Hector introduces you to basic philosophical concepts, many of the ones I encountered for #60. He gets you to think about time. What is time? Does the future or the past exist? If tomorrow never comes are we not always in the present? But are our thoughts not always thinking in the future or the past?

This time subject was very apt for the end of the 61things project.

I realised that actually I have very little time left. I had given myself just a few days to see off about 10 things. Okay, some were doable and just needed the right up but others were ambitious.

Leaving myself just the 61st day to read 50 pages of a 236 page book in a foreign language. Ambitious.

Because when I read a French novel I am actually reading two books as I need to carry around my Collins Pocket French Dictionary at the same time. It was only on this last day that I truly mastered the art of reading with two books in my hands while surfing the Jubilee line and channelling energy and weight into either foot to maintain a sustainable position on the train.
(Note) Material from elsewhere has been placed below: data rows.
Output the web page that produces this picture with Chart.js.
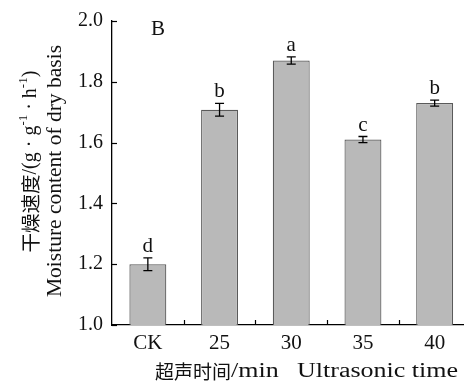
<!DOCTYPE html>
<html><head><meta charset="utf-8">
<script src="https://cdn.jsdelivr.net/npm/chart.js@4.4.0/dist/chart.umd.min.js"></script>
<style>html,body{margin:0;padding:0;overflow:hidden;background:#fff;width:464px;height:385px}canvas{display:block}</style>
</head><body>
<canvas id="c" width="472" height="385" style="width:472px;height:385px"></canvas>
<script>
const categories = ['CK', '25', '30', '35', '40'];
const values = [1.20, 1.708, 1.870, 1.610, 1.730];
const errors = [0.021, 0.021, 0.012, 0.010, 0.010];
const letters = ['d', 'b', 'a', 'c', 'b'];
const yMin = 1.0, yMax = 2.0, yStep = 0.2;
const panelLabel = 'B';
const xTitleCn = '超声时间';
const xTitleUnit = '/min';
const xTitleEn = 'Ultrasonic time';
const yTitleEn = 'Moisture content of dry basis';
const yTitleCnParts = [['干燥速度', 'cjk'], ['/(g · g', 'lat'], ['-1', 'sup'], [' · h', 'lat'], ['-1', 'sup'], [')', 'lat']];

const SERIF = '"Liberation Serif", "Times New Roman", "Noto Sans CJK SC", serif';
const CJK = '"Noto Sans CJK SC", "Liberation Serif", serif';

const extras = {
  id: 'extras',
  afterDatasetsDraw(chart) {
    const ctx = chart.ctx;
    const ys = chart.scales.y, xs = chart.scales.x;
    const meta = chart.getDatasetMeta(0);
    ctx.save();
    ctx.strokeStyle = '#000';
    ctx.lineWidth = 1.3;
    meta.data.forEach((bar, i) => {
      const x = bar.x;
      const yt = ys.getPixelForValue(values[i] + errors[i]);
      const yb = ys.getPixelForValue(values[i] - errors[i]);
      ctx.beginPath();
      ctx.moveTo(x, yt); ctx.lineTo(x, yb);
      ctx.moveTo(x - 4.5, yt); ctx.lineTo(x + 4.5, yt);
      ctx.moveTo(x - 4.5, yb); ctx.lineTo(x + 4.5, yb);
      ctx.stroke();
      ctx.fillStyle = '#111';
      ctx.font = '21px ' + SERIF;
      ctx.textAlign = 'center';
      ctx.textBaseline = 'alphabetic';
      ctx.fillText(letters[i], x, yt - 6);
    });
    // inward ticks on y axis
    ctx.lineWidth = 1.2;
    const left = chart.chartArea.left;
    for (let v = yMin; v <= yMax + 1e-9; v += yStep) {
      const y = Math.round(ys.getPixelForValue(v)) + 0.5;
      ctx.beginPath(); ctx.moveTo(left, y); ctx.lineTo(left + 5, y); ctx.stroke();
    }
    // inward ticks on x axis between categories
    const bottom = chart.chartArea.bottom;
    for (let i = 1; i < categories.length; i++) {
      const x = Math.round((xs.getPixelForValue(i - 1) + xs.getPixelForValue(i)) / 2) + 0.5;
      ctx.beginPath(); ctx.moveTo(x, bottom); ctx.lineTo(x, bottom - 5); ctx.stroke();
    }
    // panel label
    ctx.fillStyle = '#111';
    ctx.font = '21px ' + SERIF;
    ctx.textAlign = 'center';
    ctx.textBaseline = 'middle';
    ctx.fillText(panelLabel, 158, 29);
    // x title: CJK part + widened Latin parts
    ctx.textAlign = 'left';
    ctx.textBaseline = 'middle';
    ctx.font = '19px ' + CJK;
    ctx.fillText(xTitleCn, 155, 372);
    const cnW = ctx.measureText(xTitleCn).width;
    ctx.font = '20px ' + SERIF;
    const hs = 1.3;
    ctx.save();
    ctx.translate(155 + cnW, 372);
    ctx.scale(hs, 1);
    ctx.fillText(xTitleUnit, 0, 0);
    ctx.restore();
    ctx.save();
    ctx.translate(297, 372);
    ctx.scale(hs, 1);
    ctx.fillText(xTitleEn, 0, 0);
    ctx.restore();
    // y title, English line
    ctx.save();
    ctx.translate(55, 171);
    ctx.rotate(-Math.PI / 2);
    ctx.font = '21.5px ' + SERIF;
    ctx.textAlign = 'center';
    ctx.textBaseline = 'middle';
    ctx.fillText(yTitleEn, 0, 0);
    ctx.restore();
    // y title, Chinese line: CJK unscaled, Latin part widened to reference span
    ctx.save();
    ctx.translate(31, 166);
    ctx.rotate(-Math.PI / 2);
    const fonts = { cjk: '19.5px ' + CJK, lat: '20px ' + SERIF, sup: '13px ' + SERIF };
    let cjkW = 0, latW = 0;
    yTitleCnParts.forEach(p => {
      ctx.font = fonts[p[1]];
      const w = ctx.measureText(p[0]).width;
      if (p[1] === 'cjk') cjkW += w; else latW += w;
    });
    const target = 173;
    const ls = Math.max(1, (target - cjkW) / latW);
    let px = -target / 2;
    ctx.textAlign = 'left';
    ctx.textBaseline = 'middle';
    yTitleCnParts.forEach(p => {
      ctx.font = fonts[p[1]];
      const w = ctx.measureText(p[0]).width;
      const s = p[1] === 'cjk' ? 1 : ls;
      ctx.save();
      ctx.translate(px, p[1] === 'sup' ? -7 : 0);
      ctx.scale(s, 1);
      ctx.fillText(p[0], 0, 0);
      ctx.restore();
      px += w * s;
    });
    ctx.restore();
    ctx.restore();
  }
};

new Chart(document.getElementById('c'), {
  type: 'bar',
  data: {
    labels: categories,
    datasets: [{
      data: values,
      backgroundColor: '#b9b9b9',
      borderColor: '#5a5a5a',
      borderWidth: 1.2,
      barPercentage: 0.515,
      categoryPercentage: 1.0
    }]
  },
  options: {
    responsive: false,
    animation: false,
    devicePixelRatio: 1,
    layout: { padding: { left: 0, right: 1.5, top: 16.5, bottom: 0 } },
    plugins: { legend: { display: false }, tooltip: { enabled: false } },
    scales: {
      x: {
        grid: { display: false, drawTicks: false },
        border: { display: true, color: '#000', width: 1.3 },
        ticks: { color: '#111', font: { family: SERIF, size: 21 }, padding: 6, maxRotation: 0 },
        afterFit(s) { s.height = 60; }
      },
      y: {
        min: yMin, max: yMax,
        grid: { display: false, drawTicks: false },
        border: { display: true, color: '#000', width: 1.3 },
        ticks: { stepSize: yStep, color: '#111', font: { family: SERIF, size: 20 }, padding: 9,
          callback: v => Number(v).toFixed(1) },
        afterFit(s) { s.width = 112; }
      }
    }
  },
  plugins: [extras]
});
</script>
</body></html>
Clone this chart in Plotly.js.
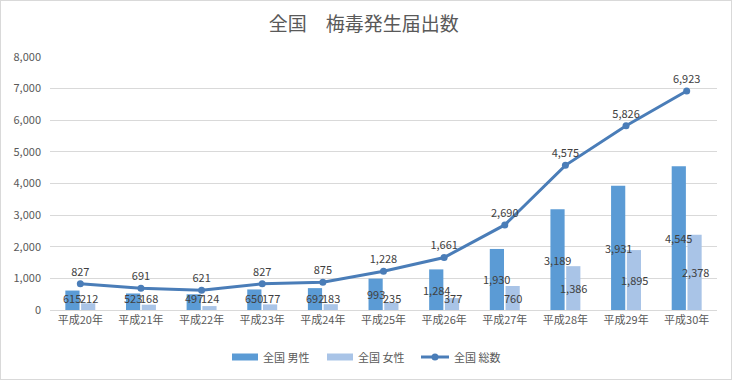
<!DOCTYPE html>
<html>
<head>
<meta charset="utf-8">
<script src="https://cdn.plot.ly/plotly-3.0.1.min.js"></script>
<style>
html,body{margin:0;padding:0;background:#fff;}
#chart{width:730px;height:378px;border:1px solid #d9d9d9;}
</style>
</head>
<body>
<div id="chart"></div>
<script>
var categories = ["平成20年","平成21年","平成22年","平成23年","平成24年","平成25年","平成26年","平成27年","平成28年","平成29年","平成30年"];
var male = [615,523,497,650,692,993,1284,1930,3189,3931,4545];
var female = [212,168,124,177,183,235,377,760,1386,1895,2378];
var total = [827,691,621,827,875,1228,1661,2690,4575,5826,6923];
var seriesNames = ["全国 男性","全国 女性","全国 総数"];

var fmt = function(v){ return v.toLocaleString('en-US'); };
var FONT = '"Noto Sans CJK JP", "Noto Sans", sans-serif';
var C_MALE = '#5B9BD5', C_FEMALE = '#A9C4E7', C_TOTAL = '#4A7DB8';

var traces = [
  {type:'bar', name:seriesNames[0], x:categories, y:male, marker:{color:C_MALE}},
  {type:'bar', name:seriesNames[1], x:categories, y:female, marker:{color:C_FEMALE}},
  {type:'scatter', mode:'lines+markers+text', name:seriesNames[2], x:categories, y:total,
   line:{color:C_TOTAL, width:3}, marker:{color:C_TOTAL, size:7},
   text:total.map(fmt), textposition:'top center',
   textfont:{color:'#404040', size:11, family:FONT}, cliponaxis:false}
];

// plot area in pixels: x 50..717, y 57..310
var PL = 50, PW = 667, PB = 310, PH = 253, YMAX = 8000;
function px(x){ return (x-PL)/PW; }
function py(y){ return (PB-y)/PH; }

// bar value labels, centred in each bar (kept above the axis like Excel does)
var minMid = 12 / PH * YMAX;
var annotations = [];
function barLabels(vals, shift){
  vals.forEach(function(v,i){
    annotations.push({x:categories[i], y:Math.max(v/2, minMid), xref:'x', yref:'y',
      xshift:shift, text:fmt(v), showarrow:false, xanchor:'center', yanchor:'middle',
      font:{size:11, color:'#404040', family:FONT}});
  });
}
barLabels(male, -8);
barLabels(female, 8.5);

// manual legend
var LY = 357;
var shapes = [
  {type:'rect', xref:'paper', yref:'paper', x0:px(232), x1:px(258), y0:py(LY+3.5), y1:py(LY-3.5), fillcolor:C_MALE, line:{width:0}},
  {type:'rect', xref:'paper', yref:'paper', x0:px(327), x1:px(353), y0:py(LY+3.5), y1:py(LY-3.5), fillcolor:C_FEMALE, line:{width:0}},
  {type:'line', xref:'paper', yref:'paper', x0:px(421), x1:px(449), y0:py(LY), y1:py(LY), line:{color:C_TOTAL, width:3}},
  {type:'circle', xref:'paper', yref:'paper', x0:px(431.5), x1:px(438.5), y0:py(LY+3.5), y1:py(LY-3.5), fillcolor:C_TOTAL, line:{width:0}}
];
var legX = [261, 356, 452];
seriesNames.forEach(function(n,i){
  annotations.push({xref:'paper', yref:'paper', x:px(legX[i]), y:py(LY), xanchor:'left', yanchor:'middle',
          text:n, showarrow:false, font:{size:11, color:'#595959', family:FONT}});
});

var layout = {
  width:730, height:378,
  margin:{l:49, r:14, t:56, b:69},
  paper_bgcolor:'#fff', plot_bgcolor:'#fff',
  font:{family:FONT, color:'#595959', size:11},
  title:{text:'全国　梅毒発生届出数', x:0.497, xanchor:'center', y:0.937, yanchor:'middle',
         font:{size:19, color:'#595959', family:FONT}},
  barmode:'group', bargap:0.48, bargroupgap:0.1,
  xaxis:{type:'category', range:[-0.5,10.5], autorange:false, showgrid:false, showline:true, linecolor:'#d9d9d9', linewidth:1,
         ticks:'', tickfont:{size:11, color:'#595959'}, fixedrange:true},
  yaxis:{range:[0,YMAX], autorange:false, dtick:1000, tickformat:',', showgrid:true, gridcolor:'#d9d9d9',
         zeroline:false, showline:false, ticks:'', ticklabelstandoff:8,
         tickfont:{size:11, color:'#595959'}, fixedrange:true},
  shapes:shapes, annotations:annotations,
  showlegend:false
};

Plotly.newPlot('chart', traces, layout, {displayModeBar:false, staticPlot:true});
</script>
</body>
</html>
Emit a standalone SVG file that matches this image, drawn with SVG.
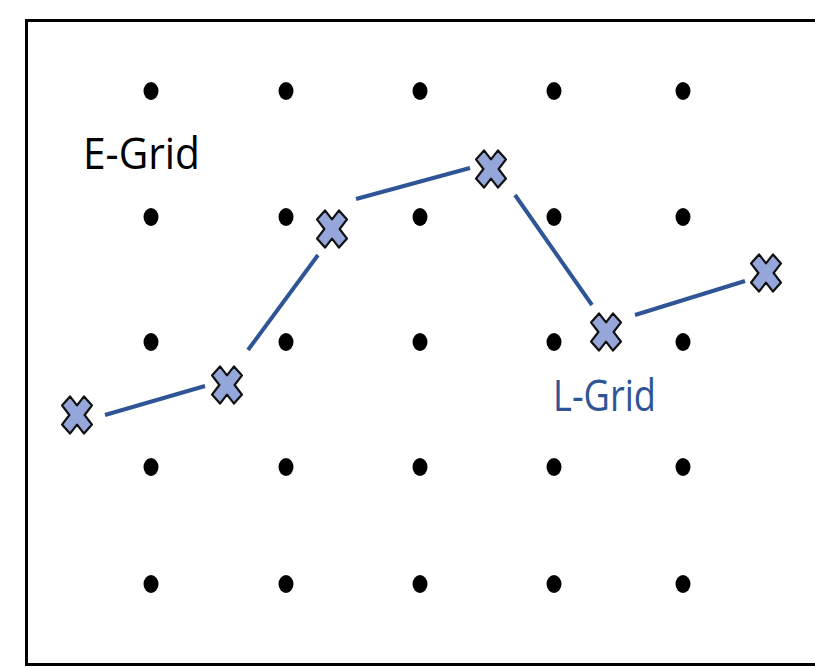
<svg xmlns="http://www.w3.org/2000/svg" width="815" height="667" viewBox="0 0 815 667">
<defs>
<style>
.dot{fill:#000}
.conn{stroke:#2F5597;stroke-width:4;stroke-linecap:butt;fill:none}
.xm{fill:#95A6DB;stroke:#111;stroke-width:2.2;stroke-linejoin:round}
.lbl{font-family:"Open Sans","Liberation Sans",sans-serif;font-size:43px}
</style>
<polygon id="xmark" class="xm" points="7.0,-18.6 15.0,-9.6 7.6,0 15.0,9.6 7.0,18.6 0,9.6 -7.0,18.6 -15.0,9.6 -7.6,0 -15.0,-9.6 -7.0,-18.6 0,-9.6"/>
</defs>
<rect x="0" y="0" width="815" height="667" fill="#fff"/>
<rect id="frame" x="26.5" y="20.5" width="800" height="644" fill="none" stroke="#000" stroke-width="3"/>
<g id="e-grid">
<ellipse class="dot" cx="151" cy="91" rx="7.5" ry="9"/><ellipse class="dot" cx="286" cy="91" rx="7.5" ry="9"/><ellipse class="dot" cx="420" cy="91" rx="7.5" ry="9"/><ellipse class="dot" cx="554" cy="91" rx="7.5" ry="9"/><ellipse class="dot" cx="683" cy="91" rx="7.5" ry="9"/>
<ellipse class="dot" cx="151" cy="217" rx="7.5" ry="9"/><ellipse class="dot" cx="286" cy="217" rx="7.5" ry="9"/><ellipse class="dot" cx="420" cy="217" rx="7.5" ry="9"/><ellipse class="dot" cx="554" cy="217" rx="7.5" ry="9"/><ellipse class="dot" cx="683" cy="217" rx="7.5" ry="9"/>
<ellipse class="dot" cx="151" cy="342" rx="7.5" ry="9"/><ellipse class="dot" cx="286" cy="342" rx="7.5" ry="9"/><ellipse class="dot" cx="420" cy="342" rx="7.5" ry="9"/><ellipse class="dot" cx="554" cy="342" rx="7.5" ry="9"/><ellipse class="dot" cx="683" cy="342" rx="7.5" ry="9"/>
<ellipse class="dot" cx="151" cy="467" rx="7.5" ry="9"/><ellipse class="dot" cx="286" cy="467" rx="7.5" ry="9"/><ellipse class="dot" cx="420" cy="467" rx="7.5" ry="9"/><ellipse class="dot" cx="554" cy="467" rx="7.5" ry="9"/><ellipse class="dot" cx="683" cy="467" rx="7.5" ry="9"/>
<ellipse class="dot" cx="151" cy="584" rx="7.5" ry="9"/><ellipse class="dot" cx="286" cy="584" rx="7.5" ry="9"/><ellipse class="dot" cx="420" cy="584" rx="7.5" ry="9"/><ellipse class="dot" cx="554" cy="584" rx="7.5" ry="9"/><ellipse class="dot" cx="683" cy="584" rx="7.5" ry="9"/>
</g>
<g id="connectors">
<line class="conn" x1="105" y1="415" x2="205" y2="386"/>
<line class="conn" x1="248" y1="350" x2="318" y2="255"/>
<line class="conn" x1="356" y1="199" x2="470" y2="168"/>
<line class="conn" x1="515" y1="195" x2="592" y2="305"/>
<line class="conn" x1="635" y1="315" x2="745" y2="281"/>
</g>
<g id="l1"><use href="#xmark" x="77" y="415"/></g>
<g id="l2"><use href="#xmark" x="227" y="385"/></g>
<g id="l3"><use href="#xmark" x="332" y="229"/></g>
<g id="l4"><use href="#xmark" x="491" y="169"/></g>
<g id="l5"><use href="#xmark" x="606" y="332"/></g>
<g id="l6"><use href="#xmark" x="766" y="273"/></g>
<g id="label-e"><text class="lbl" x="83" y="169" fill="#000" textLength="117" lengthAdjust="spacingAndGlyphs">E-Grid</text></g>
<g id="label-l"><text class="lbl" x="553" y="411" fill="#2F5597" textLength="103" lengthAdjust="spacingAndGlyphs">L-Grid</text></g>
</svg>
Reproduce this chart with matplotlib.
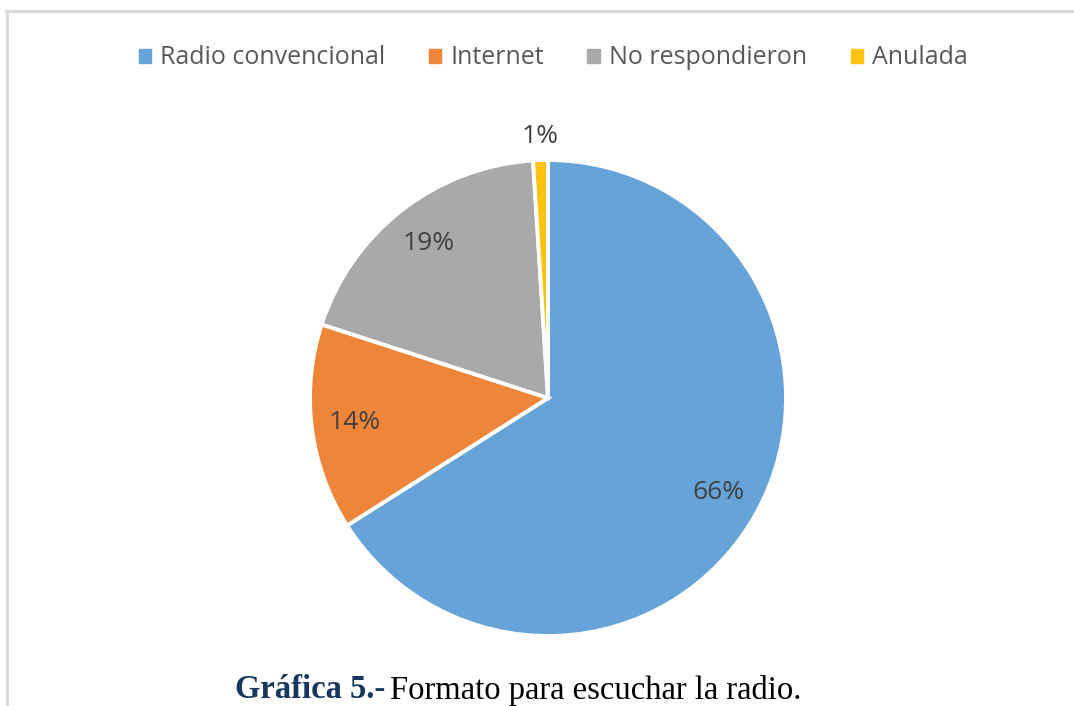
import numpy as np
import matplotlib.pyplot as plt
from matplotlib.lines import Line2D
from matplotlib.patches import Rectangle

categorias = ['Radio convencional', 'Internet', 'No respondieron', 'Anulada']
porcentajes = [66, 14, 19, 1]
colores = ['#66A3D9', '#EE8539', '#A9A9A9', '#FFC20E']

fig = plt.figure(figsize=(10.74, 7.06), dpi=100)
fig.patch.set_facecolor('white')

# marco gris del grafico
fig.add_artist(Line2D([6 / 1074, 1.0], [1 - 11 / 706, 1 - 11 / 706],
                      color='#D9D9D9', lw=2.2, transform=fig.transFigure))
fig.add_artist(Line2D([7.5 / 1074, 7.5 / 1074], [0, 1 - 11 / 706],
                      color='#D9D9D9', lw=2.2, transform=fig.transFigure))

# area del pastel: centro (548, 398), radio ~238 px
r_px = 238
cx, cy = 548, 398
ax = fig.add_axes([(cx - r_px) / 1074, 1 - (cy + r_px) / 706,
                   2 * r_px / 1074, 2 * r_px / 706])
wedges, _ = ax.pie(porcentajes, colors=colores, startangle=90, counterclock=False,
                   wedgeprops=dict(edgecolor='white', linewidth=2.8))
ax.set_xlim(-1, 1)
ax.set_ylim(-1, 1)
ax.set_aspect('equal')
ax.axis('off')

# etiquetas de porcentaje
for w, p in zip(wedges, porcentajes):
    ang = np.deg2rad((w.theta1 + w.theta2) / 2)
    dist = 1.10 if p < 5 else 0.82
    ax.text(dist * np.cos(ang), dist * np.sin(ang), f'{p}%',
            ha='center', va='center', fontsize=19, color='#404040',
            family='Open Sans', clip_on=False)

# leyenda
handles = [Rectangle((0, 0), 1, 1, color=c) for c in colores]
fig.legend(handles, categorias, loc='center', bbox_to_anchor=(0.515, 1 - 58 / 706),
           ncol=4, frameon=False, handlelength=0.5, handleheight=0.5,
           handletextpad=0.35, columnspacing=1.75,
           prop=dict(family='Open Sans', size=18), labelcolor='#595959')

# pie de figura
t1 = fig.text(235 / 1074, 1 - 690 / 706, 'Gráfica 5.-', ha='left', va='center',
              fontsize=23.5, fontweight='bold', color='#17375E', family='Liberation Serif')
fig.canvas.draw()
bb = t1.get_window_extent()
fig.text((bb.x1 + 5) / 1074, 1 - 690 / 706, 'Formato para escuchar la radio.',
         ha='left', va='center', fontsize=23.5, color='black', family='Liberation Serif')

fig.savefig('out.png', dpi=100, facecolor='white')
But despite my best efforts during the commute, I still had 15 two sided bits of paper to plough my translating eyes through. And after completing three other things that evening I was giving myself precious little time to read about time.

But amazingly, thanks to an engrossing storyline and an improvement in my French vocabulary, my speed of reading was increasing. Furthermore, any words that my dictionary could not decipher for me were instantly explained on Google Translate. One notable word was ‘soudain’ which, as I assumed, translates as ‘all of a sudden’.

With 33 minutes until the 61things finally challenge was over, I glanced at the final full stop of the novel, bringing an end to all my challenges, interests and intrigues that have encompassed my life over the past two month.

Forgetting the significance of the point in time, it was a terrific book and I recommend it to any intermediate French reader of above.